In your copy, include every line of the listing below exactly but none of the pictures.

**** EXERCISE MATERIALS

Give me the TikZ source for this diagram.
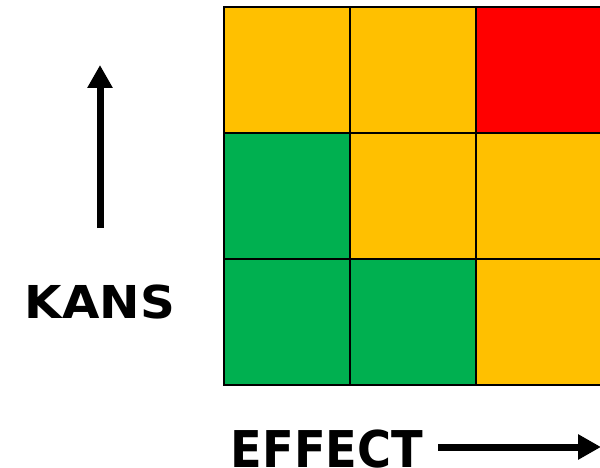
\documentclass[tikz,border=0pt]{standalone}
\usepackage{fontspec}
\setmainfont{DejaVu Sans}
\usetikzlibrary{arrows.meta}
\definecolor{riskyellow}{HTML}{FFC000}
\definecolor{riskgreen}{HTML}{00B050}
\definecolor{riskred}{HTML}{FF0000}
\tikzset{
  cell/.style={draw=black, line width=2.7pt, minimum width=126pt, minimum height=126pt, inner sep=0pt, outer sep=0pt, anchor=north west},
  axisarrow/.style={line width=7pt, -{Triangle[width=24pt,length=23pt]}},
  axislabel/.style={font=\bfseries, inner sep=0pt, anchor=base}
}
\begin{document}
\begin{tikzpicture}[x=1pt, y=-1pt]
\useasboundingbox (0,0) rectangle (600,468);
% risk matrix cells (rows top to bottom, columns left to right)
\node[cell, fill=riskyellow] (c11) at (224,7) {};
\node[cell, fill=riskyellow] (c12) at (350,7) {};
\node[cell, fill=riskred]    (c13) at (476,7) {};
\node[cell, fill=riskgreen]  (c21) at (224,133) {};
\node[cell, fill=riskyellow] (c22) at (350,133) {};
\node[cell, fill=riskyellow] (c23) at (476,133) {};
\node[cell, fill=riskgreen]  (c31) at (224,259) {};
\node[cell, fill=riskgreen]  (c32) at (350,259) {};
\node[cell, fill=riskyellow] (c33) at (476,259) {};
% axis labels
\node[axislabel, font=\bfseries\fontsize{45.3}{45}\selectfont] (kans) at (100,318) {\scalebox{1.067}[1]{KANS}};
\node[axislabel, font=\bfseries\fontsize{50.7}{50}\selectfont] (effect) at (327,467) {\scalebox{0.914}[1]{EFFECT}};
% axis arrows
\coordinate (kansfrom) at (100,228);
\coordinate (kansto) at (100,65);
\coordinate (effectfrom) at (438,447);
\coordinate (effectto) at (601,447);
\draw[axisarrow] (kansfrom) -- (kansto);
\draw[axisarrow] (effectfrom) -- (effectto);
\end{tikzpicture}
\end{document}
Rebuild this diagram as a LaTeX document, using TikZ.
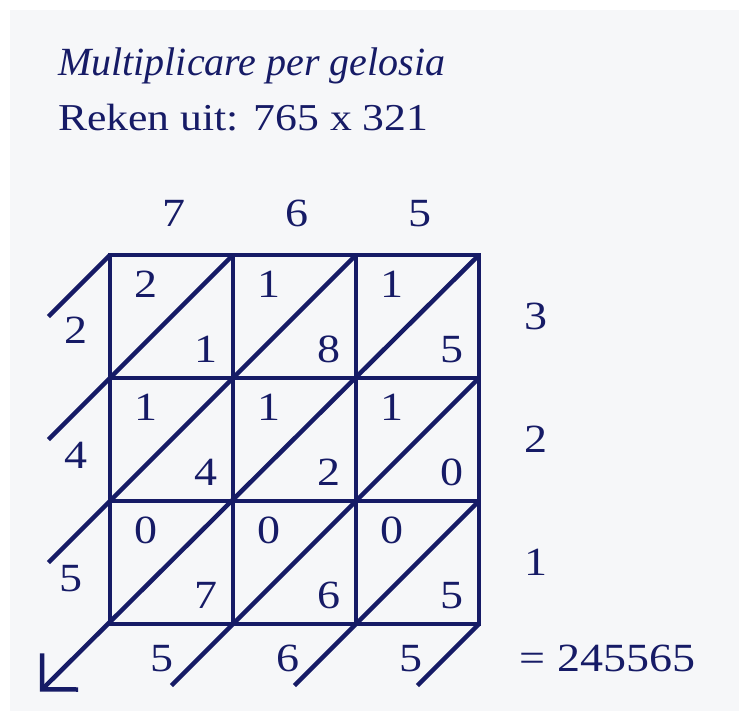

********

▶ [RESULT FOR THIS TASK]:
Give me the TikZ source for this diagram.
\documentclass[tikz,border=0pt]{standalone}
\usepackage{fontspec}
\setmainfont{DejaVu Sans}
\usetikzlibrary{arrows.meta}
\definecolor{riskyellow}{HTML}{FFC000}
\definecolor{riskgreen}{HTML}{00B050}
\definecolor{riskred}{HTML}{FF0000}
\tikzset{
  cell/.style={draw=black, line width=2.7pt, minimum width=126pt, minimum height=126pt, inner sep=0pt, outer sep=0pt, anchor=north west},
  axisarrow/.style={line width=7pt, -{Triangle[width=24pt,length=23pt]}},
  axislabel/.style={font=\bfseries, inner sep=0pt, anchor=base}
}
\begin{document}
\begin{tikzpicture}[x=1pt, y=-1pt]
\useasboundingbox (0,0) rectangle (600,468);
% risk matrix cells (rows top to bottom, columns left to right)
\node[cell, fill=riskyellow] (c11) at (224,7) {};
\node[cell, fill=riskyellow] (c12) at (350,7) {};
\node[cell, fill=riskred]    (c13) at (476,7) {};
\node[cell, fill=riskgreen]  (c21) at (224,133) {};
\node[cell, fill=riskyellow] (c22) at (350,133) {};
\node[cell, fill=riskyellow] (c23) at (476,133) {};
\node[cell, fill=riskgreen]  (c31) at (224,259) {};
\node[cell, fill=riskgreen]  (c32) at (350,259) {};
\node[cell, fill=riskyellow] (c33) at (476,259) {};
% axis labels
\node[axislabel, font=\bfseries\fontsize{45.3}{45}\selectfont] (kans) at (100,318) {\scalebox{1.067}[1]{KANS}};
\node[axislabel, font=\bfseries\fontsize{50.7}{50}\selectfont] (effect) at (327,467) {\scalebox{0.914}[1]{EFFECT}};
% axis arrows
\coordinate (kansfrom) at (100,228);
\coordinate (kansto) at (100,65);
\coordinate (effectfrom) at (438,447);
\coordinate (effectto) at (601,447);
\draw[axisarrow] (kansfrom) -- (kansto);
\draw[axisarrow] (effectfrom) -- (effectto);
\end{tikzpicture}
\end{document}
Rebuild this diagram as a LaTeX document, using TikZ.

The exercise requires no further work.